Considering the openness and availability of data, we chose publicly available medical dictionaries, online medical communities, and a certain number of electronic medical records obtained from local hospitals as the medical database in this paper. Among them, electronic medical records were desensitized data after manual processing, contain no private data of users, and were only used for academic research.
3.2.2. Two-Step Data Fusion Strategy
Data fusion is a key step in constructing knowledge graphs from multi-data sources. Wu Yunbing et al. first constructed domain ontology libraries and used rules such as similarity detection and conflict resolution to fuse ontology libraries of multiple domains to form a global ontology library. They targeted the construction of multi-data source knowledge graphs for generic domains and gave a standardized process from data acquisition, data processing, data fusion, and knowledge graph construction, but it could not be directly used in the medical domain [
10]. By researching the literature in the medical field, we found that disease is the most critical entity, doctors need to diagnose diseases through symptoms, treatments need to be selected for different diseases, tests need to be performed to accurately determine diseases, etc. Other medical entities need to cross each other through disease entities. We concluded that the disease entity has the characteristic of a “transportation hub” among many predefined medical entities. Based on this characteristic, this paper proposed a two-step data fusion strategy for medical data.

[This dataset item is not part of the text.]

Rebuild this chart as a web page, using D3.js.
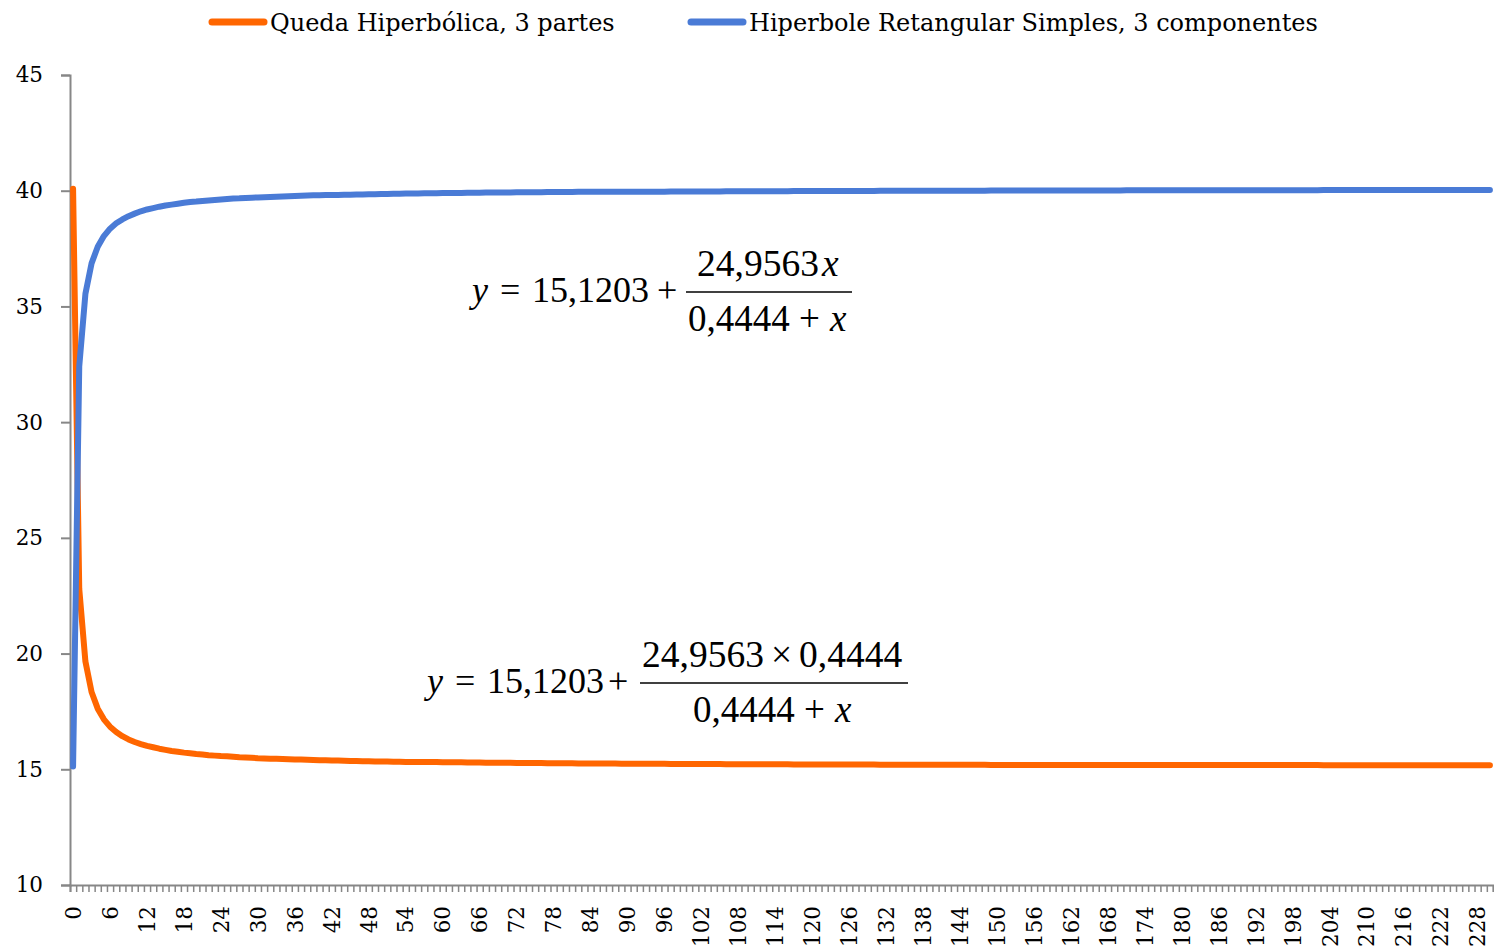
<!DOCTYPE html>
<html>
<head>
<meta charset="utf-8">
<script src="https://cdn.jsdelivr.net/npm/d3@7"></script>
<style>
  body { margin: 0; background: #fff; }
  svg { display: block; }
</style>
</head>
<body>
<svg id="graph" width="1494" height="950"></svg>
<script>
// categories 0..230
const categories = d3.range(231);

// Queda Hiperbólica
const quedaValues = [
  40.08, 22.80, 19.66, 18.34, 17.62, 17.16, 16.84, 16.61, 16.43, 16.29,
  16.18, 16.09, 16.01, 15.95, 15.89, 15.84, 15.79, 15.76, 15.72, 15.69,
  15.66, 15.64, 15.61, 15.59, 15.57, 15.56, 15.54, 15.52, 15.51, 15.50,
  15.48, 15.47, 15.46, 15.45, 15.44, 15.43, 15.42, 15.42, 15.41, 15.40,
  15.39, 15.39, 15.38, 15.38, 15.37, 15.36, 15.36, 15.35, 15.35, 15.34,
  15.34, 15.34, 15.33, 15.33, 15.32, 15.32, 15.32, 15.31, 15.31, 15.31,
  15.30, 15.30, 15.30, 15.30, 15.29, 15.29, 15.29, 15.28, 15.28, 15.28,
  15.28, 15.28, 15.27, 15.27, 15.27, 15.27, 15.27, 15.26, 15.26, 15.26,
  15.26, 15.26, 15.25, 15.25, 15.25, 15.25, 15.25, 15.25, 15.25, 15.24,
  15.24, 15.24, 15.24, 15.24, 15.24, 15.24, 15.24, 15.23, 15.23, 15.23,
  15.23, 15.23, 15.23, 15.23, 15.23, 15.23, 15.22, 15.22, 15.22, 15.22,
  15.22, 15.22, 15.22, 15.22, 15.22, 15.22, 15.22, 15.21, 15.21, 15.21,
  15.21, 15.21, 15.21, 15.21, 15.21, 15.21, 15.21, 15.21, 15.21, 15.21,
  15.21, 15.20, 15.20, 15.20, 15.20, 15.20, 15.20, 15.20, 15.20, 15.20,
  15.20, 15.20, 15.20, 15.20, 15.20, 15.20, 15.20, 15.20, 15.20, 15.19,
  15.19, 15.19, 15.19, 15.19, 15.19, 15.19, 15.19, 15.19, 15.19, 15.19,
  15.19, 15.19, 15.19, 15.19, 15.19, 15.19, 15.19, 15.19, 15.19, 15.19,
  15.19, 15.18, 15.18, 15.18, 15.18, 15.18, 15.18, 15.18, 15.18, 15.18,
  15.18, 15.18, 15.18, 15.18, 15.18, 15.18, 15.18, 15.18, 15.18, 15.18,
  15.18, 15.18, 15.18, 15.18, 15.18, 15.18, 15.18, 15.18, 15.18, 15.18,
  15.18, 15.18, 15.18, 15.17, 15.17, 15.17, 15.17, 15.17, 15.17, 15.17,
  15.17, 15.17, 15.17, 15.17, 15.17, 15.17, 15.17, 15.17, 15.17, 15.17,
  15.17, 15.17, 15.17, 15.17, 15.17, 15.17, 15.17, 15.17, 15.17, 15.17,
  15.17
];

// Hiperbole Retangular Simples
const hiperboleValues = [
  15.12, 32.40, 35.54, 36.86, 37.58, 38.04, 38.36, 38.59, 38.76, 38.90,
  39.01, 39.11, 39.19, 39.25, 39.31, 39.36, 39.40, 39.44, 39.48, 39.51,
  39.53, 39.56, 39.58, 39.60, 39.62, 39.64, 39.66, 39.67, 39.69, 39.70,
  39.71, 39.72, 39.73, 39.74, 39.75, 39.76, 39.77, 39.78, 39.79, 39.80,
  39.80, 39.81, 39.82, 39.82, 39.83, 39.83, 39.84, 39.84, 39.85, 39.85,
  39.86, 39.86, 39.87, 39.87, 39.88, 39.88, 39.88, 39.89, 39.89, 39.89,
  39.90, 39.90, 39.90, 39.90, 39.91, 39.91, 39.91, 39.92, 39.92, 39.92,
  39.92, 39.92, 39.93, 39.93, 39.93, 39.93, 39.93, 39.94, 39.94, 39.94,
  39.94, 39.94, 39.95, 39.95, 39.95, 39.95, 39.95, 39.95, 39.95, 39.96,
  39.96, 39.96, 39.96, 39.96, 39.96, 39.96, 39.96, 39.97, 39.97, 39.97,
  39.97, 39.97, 39.97, 39.97, 39.97, 39.97, 39.98, 39.98, 39.98, 39.98,
  39.98, 39.98, 39.98, 39.98, 39.98, 39.98, 39.98, 39.99, 39.99, 39.99,
  39.99, 39.99, 39.99, 39.99, 39.99, 39.99, 39.99, 39.99, 39.99, 39.99,
  39.99, 40.00, 40.00, 40.00, 40.00, 40.00, 40.00, 40.00, 40.00, 40.00,
  40.00, 40.00, 40.00, 40.00, 40.00, 40.00, 40.00, 40.00, 40.00, 40.01,
  40.01, 40.01, 40.01, 40.01, 40.01, 40.01, 40.01, 40.01, 40.01, 40.01,
  40.01, 40.01, 40.01, 40.01, 40.01, 40.01, 40.01, 40.01, 40.01, 40.01,
  40.01, 40.02, 40.02, 40.02, 40.02, 40.02, 40.02, 40.02, 40.02, 40.02,
  40.02, 40.02, 40.02, 40.02, 40.02, 40.02, 40.02, 40.02, 40.02, 40.02,
  40.02, 40.02, 40.02, 40.02, 40.02, 40.02, 40.02, 40.02, 40.02, 40.02,
  40.02, 40.02, 40.02, 40.03, 40.03, 40.03, 40.03, 40.03, 40.03, 40.03,
  40.03, 40.03, 40.03, 40.03, 40.03, 40.03, 40.03, 40.03, 40.03, 40.03,
  40.03, 40.03, 40.03, 40.03, 40.03, 40.03, 40.03, 40.03, 40.03, 40.03,
  40.03
];

const seriesNames = ["Queda Hiperbólica, 3 partes", "Hiperbole Retangular Simples, 3 componentes"];
const seriesColors = ["#ff6600", "#4a7bd6"];
const yTicks = [10, 15, 20, 25, 30, 35, 40, 45];

const svg = d3.select("#graph");
const axisColor = "#878787";
const labelFont = "'DejaVu Serif', serif";
const mathFont = "'Liberation Serif', 'Times New Roman', serif";

const margin = { top: 75, right: 1, bottom: 65, left: 70 },
      width = 1494, height = 950,
      plotRight = width - margin.right,
      plotBottom = height - margin.bottom;

// Scales
const x = d3.scaleBand()
    .domain(categories)
    .range([margin.left, plotRight])
    .padding(0);

const xEdges = d3.scaleLinear()
    .domain([0, categories.length])
    .range([margin.left, plotRight]);

const y = d3.scaleLinear()
    .domain([10, 45])
    .range([plotBottom, margin.top]);

// Y axis
const yAxis = svg.append("g")
    .attr("transform", `translate(${margin.left},0)`)
    .call(d3.axisLeft(y).tickValues(yTicks).tickSize(9).tickPadding(18));
yAxis.select(".domain").attr("stroke", axisColor).attr("stroke-width", 2);
yAxis.selectAll(".tick line").attr("stroke", axisColor).attr("stroke-width", 2);
yAxis.selectAll(".tick text")
    .attr("fill", "#000")
    .style("font-family", labelFont)
    .style("font-size", "21.5px");

// X axis tick marks at category edges
const xMinor = svg.append("g")
    .attr("transform", `translate(0,${plotBottom})`)
    .call(d3.axisBottom(xEdges)
        .tickValues(d3.range(categories.length + 1))
        .tickSize(7)
        .tickFormat(""));
xMinor.select(".domain").attr("stroke", axisColor).attr("stroke-width", 2);
xMinor.selectAll(".tick line").attr("stroke", axisColor).attr("stroke-width", 1.5);

// X axis labels, every 6th category
const xAxis = svg.append("g")
    .attr("transform", `translate(0,${plotBottom})`)
    .call(d3.axisBottom(x)
        .tickValues(categories.filter(d => d % 6 === 0))
        .tickSize(0)
        .tickPadding(0));
xAxis.select(".domain").remove();
xAxis.selectAll(".tick text")
    .attr("fill", "#000")
    .style("font-family", labelFont)
    .style("font-size", "21.5px")
    .attr("text-anchor", "end")
    .attr("transform", "rotate(-90)")
    .attr("x", -21)
    .attr("y", 0)
    .attr("dy", "0.36em");

// Lines
const line = d3.line()
    .x((d, i) => x(categories[i]) + x.bandwidth() / 2)
    .y(d => y(d));

[quedaValues, hiperboleValues].forEach((vals, k) => {
    svg.append("path")
        .datum(vals)
        .attr("fill", "none")
        .attr("stroke", seriesColors[k])
        .attr("stroke-width", 6)
        .attr("stroke-linejoin", "round")
        .attr("stroke-linecap", "round")
        .attr("d", line);
});

// Legend
const legendX = [212, 691];
seriesNames.forEach((name, k) => {
    const g = svg.append("g").attr("transform", `translate(${legendX[k]},22)`);
    g.append("line")
        .attr("x1", 0).attr("x2", 52)
        .attr("stroke", seriesColors[k])
        .attr("stroke-width", 7)
        .attr("stroke-linecap", "round");
    g.append("text")
        .attr("x", 58)
        .attr("y", 8.5)
        .style("font-family", labelFont)
        .style("font-size", "24px")
        .text(name);
});

// Equations
function equation(parts, bar, pieces) {
    const g = svg.append("g")
        .style("font-family", mathFont)
        .style("font-size", "36px");
    parts.concat(pieces).forEach(p => {
        g.append("text")
            .attr("x", p.x).attr("y", p.y)
            .style("font-style", p.italic ? "italic" : "normal")
            .style("font-size", p.size ? p.size + "px" : null)
            .text(p.t);
    });
    g.append("line")
        .attr("x1", bar.x1).attr("x2", bar.x2)
        .attr("y1", bar.y).attr("y2", bar.y)
        .attr("stroke", "#000").attr("stroke-width", 1.6);
}

equation(
    [
        { t: "y", x: 472, y: 302, italic: true },
        { t: "=", x: 500, y: 302 },
        { t: "15,1203", x: 532, y: 302 },
        { t: "+", x: 657, y: 302 }
    ],
    { x1: 686, x2: 852, y: 292 },
    [
        { t: "24,9563", x: 697, y: 276, size: 37.5 },
        { t: "x", x: 822, y: 276, italic: true, size: 37.5 },
        { t: "0,4444", x: 688, y: 331, size: 37 },
        { t: "+", x: 799, y: 331, size: 37 },
        { t: "x", x: 830, y: 331, italic: true, size: 37 }
    ]
);

equation(
    [
        { t: "y", x: 427, y: 693, italic: true },
        { t: "=", x: 455, y: 693 },
        { t: "15,1203", x: 487, y: 693 },
        { t: "+", x: 608, y: 693 }
    ],
    { x1: 640, x2: 908, y: 683 },
    [
        { t: "24,9563", x: 642, y: 667, size: 37.5 },
        { t: "\u00d7", x: 771, y: 667, size: 37.5 },
        { t: "0,4444", x: 799, y: 667, size: 37.5 },
        { t: "0,4444", x: 693, y: 722, size: 37 },
        { t: "+", x: 804, y: 722, size: 37 },
        { t: "x", x: 835, y: 722, italic: true, size: 37 }
    ]
);
</script>
</body>
</html>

In addition, the target of data fusion is the integration of data and knowledge from different data sources [
11]. The goal of data fusion methods used in multi-data source knowledge graphs is only the data entities themselves, ignoring the fusion after forming a triad of data in the form of “entity1-relationship type-entity2”. In medical data, there are many different types of disease entities, and it is easy to fuse two disease expressions that are similar but have different meanings into one entity for processing. To avoid causing such errors, this paper prioritized the different data sources according to their characteristics in the data source selection strategy. Moreover, in entity alignment, the medical dictionary is used as the entity alignment standard to avoid this wrong operation of fusing different entities into the same concept.
The commonly used data fusion methods are to process medical entities from different data sources acquired by different methods through the same entity alignment method, which fails to effectively resolve entity conflicts. The two-step data fusion strategy proposed in this paper added the type of data sources (basic data, core data, and supplementary data) as a consideration to ensure the correctness of entity alignment operation when entity conflicts are encountered. As a result of this process, the triplet data “entity1-relationship type-entity2” was processed twice. Finally, according to the entity characteristics of “ hub” in medical data, medical entities from different data sources were fused according to medical relationship type and data source classification (basic data, core data, supplemental data) based on disease entity names to obtain the final triplet data.
The two-step data fusion strategy first adopted the most authoritative medical dictionary data source as the alignment standard in the entity alignment process, avoiding the wrong operation of fusing similar disease entities into the same entity. Then, according to the entity characteristics of a “hub” in the medical field, the medical data from three data sources were fused according to their respective functions, and the medical entities from different data sources were linked into a “treatment plan” in the form of knowledge through disease entities. With the abovementioned two characteristics, we not only improved the effectiveness of data fusion in terms of entity fusion but also improved the effectiveness of knowledge fusion in terms of triplet fusion.